Treating the surface: After fibers are carbonized, surface treatment helps prepare the fibers for bonding to resins.The addition of oxygen atoms to the surface provides better chemical bonding properties and also etches and roughens the surface for better mechanical bonding properties. Oxidation can be achieved by immersing the fibers in various gases such as air, carbon dioxide, or ozone; or in various liquids such as sodium hypochlorite or nitric acid.
Sizing:
Sizining is the process where the fibers are coated to protect them from damage during winding or weaving and this is the step followed after treating the surface. When the sizing dries, the long process is complete. Coating materials are chosen to be compatible with the adhesive used to form composite materials. Typical coating materials include epoxy, polyester, nylon, urethane, and others. The coated fibers are wound onto cylinders which are later loaded into a spinning machine and the fibers are twisted into yarns of various sizes.
Safety Concerns: The principal health hazards of carbon fibre handling are due to mechanical irritation and abrasion similar to that of glass fibres. These micro fibres if uncontrolled have a potential to stick into human skin or the mucous membranes causing irritation. Protection of eyes and throat from carbon fibre dust is paramount.
Some Reason Why Carbon Fiber Composites Are Replacing Traditional Materials
High strength-to-weight ratio: Carbon fiber weighs about 25% as much as steel and 70% as much as aluminum, and is much stronger and stiffer than both materials per weight. High-end auto engineers use composites to decrease vehicle weight by as much as 60% while improving crash safety; multilayer composite laminates absorb more energy than traditional single-layer steel.
Durability: CF composites never rust, regardless of their environment. CF composites have less fracture toughness than metals but more than most polymers. High dimensional stability allows them to maintain their shape, whether hot or cold, wet or dry. It helps to reduce maintenance costs and ensure long-term stability.
New design options: CF composites offer design options that would be hard to achieve with traditional materials. It allows for part consolidation; a single composite part can replace a full assembly of metal parts. The surface texture can be altered to mimic any finish, from smooth to textured.
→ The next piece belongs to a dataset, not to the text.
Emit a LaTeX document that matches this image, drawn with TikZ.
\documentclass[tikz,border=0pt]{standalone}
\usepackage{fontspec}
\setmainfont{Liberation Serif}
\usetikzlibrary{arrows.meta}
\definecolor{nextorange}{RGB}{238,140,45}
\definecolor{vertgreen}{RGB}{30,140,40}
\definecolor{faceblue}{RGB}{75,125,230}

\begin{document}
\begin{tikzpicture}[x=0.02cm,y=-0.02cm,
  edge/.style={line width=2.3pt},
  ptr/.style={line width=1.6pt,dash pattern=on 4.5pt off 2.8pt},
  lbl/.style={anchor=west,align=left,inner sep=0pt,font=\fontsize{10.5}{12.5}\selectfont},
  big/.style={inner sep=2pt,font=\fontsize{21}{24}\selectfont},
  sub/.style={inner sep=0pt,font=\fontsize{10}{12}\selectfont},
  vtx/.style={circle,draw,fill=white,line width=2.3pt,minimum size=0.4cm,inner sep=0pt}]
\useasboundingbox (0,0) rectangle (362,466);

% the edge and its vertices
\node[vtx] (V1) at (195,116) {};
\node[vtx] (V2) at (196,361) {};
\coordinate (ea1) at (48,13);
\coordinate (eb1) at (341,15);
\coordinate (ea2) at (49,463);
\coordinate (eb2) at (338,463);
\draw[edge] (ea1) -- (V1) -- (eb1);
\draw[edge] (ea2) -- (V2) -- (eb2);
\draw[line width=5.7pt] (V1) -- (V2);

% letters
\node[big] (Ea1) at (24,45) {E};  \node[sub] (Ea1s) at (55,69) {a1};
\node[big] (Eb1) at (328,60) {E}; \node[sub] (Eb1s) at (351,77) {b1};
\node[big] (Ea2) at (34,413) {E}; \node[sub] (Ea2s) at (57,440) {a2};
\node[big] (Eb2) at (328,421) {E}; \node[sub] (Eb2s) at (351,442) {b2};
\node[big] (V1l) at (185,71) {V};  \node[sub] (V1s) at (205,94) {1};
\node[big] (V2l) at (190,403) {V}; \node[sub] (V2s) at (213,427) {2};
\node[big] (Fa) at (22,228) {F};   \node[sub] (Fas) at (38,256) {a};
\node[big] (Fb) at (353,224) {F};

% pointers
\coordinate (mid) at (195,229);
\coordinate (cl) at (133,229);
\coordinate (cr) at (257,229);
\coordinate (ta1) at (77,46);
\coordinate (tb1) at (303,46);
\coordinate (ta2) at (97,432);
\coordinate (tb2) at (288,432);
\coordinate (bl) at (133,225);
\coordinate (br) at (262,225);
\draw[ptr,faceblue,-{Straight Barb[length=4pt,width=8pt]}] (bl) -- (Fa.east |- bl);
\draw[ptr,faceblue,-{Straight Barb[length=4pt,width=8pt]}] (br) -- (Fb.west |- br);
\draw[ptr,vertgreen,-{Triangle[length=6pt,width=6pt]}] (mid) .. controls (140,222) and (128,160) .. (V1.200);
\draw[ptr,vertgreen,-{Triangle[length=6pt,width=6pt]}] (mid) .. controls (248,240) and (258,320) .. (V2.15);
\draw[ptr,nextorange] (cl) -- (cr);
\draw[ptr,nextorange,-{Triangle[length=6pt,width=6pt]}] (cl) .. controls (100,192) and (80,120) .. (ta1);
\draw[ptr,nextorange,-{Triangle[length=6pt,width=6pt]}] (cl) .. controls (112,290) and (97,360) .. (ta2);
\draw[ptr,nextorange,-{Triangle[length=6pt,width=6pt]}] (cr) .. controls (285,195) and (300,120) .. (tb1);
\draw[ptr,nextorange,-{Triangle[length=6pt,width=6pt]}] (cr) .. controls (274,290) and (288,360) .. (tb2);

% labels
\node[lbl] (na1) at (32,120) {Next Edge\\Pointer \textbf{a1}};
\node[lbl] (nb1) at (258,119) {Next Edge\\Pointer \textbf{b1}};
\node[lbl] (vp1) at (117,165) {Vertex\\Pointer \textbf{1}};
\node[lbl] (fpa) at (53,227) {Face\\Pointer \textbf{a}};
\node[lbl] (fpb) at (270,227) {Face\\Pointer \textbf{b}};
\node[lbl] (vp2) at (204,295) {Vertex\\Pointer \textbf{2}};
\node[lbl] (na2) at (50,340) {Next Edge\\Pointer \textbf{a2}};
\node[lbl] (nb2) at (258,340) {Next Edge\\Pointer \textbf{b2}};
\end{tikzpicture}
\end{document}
Future of Carbon fiber: The future of the carbon fiber reinforced plastic (CFRP) market looks attractive with opportunities in the aerospace, automotive, pressure vessel, and wind energy industries. The major drivers for this market are the growing demand for high performance and lightweight composite materials and increasing performance requirements in the various end-use industries.
Emerging trends, which have a direct impact on the dynamics of the industry, include the development of technologies to reduce the manufacturing cost of carbon fiber as well as part fabrication and reuse of CFRP as recycled carbon fiber reduces the cost of product and environmental impact.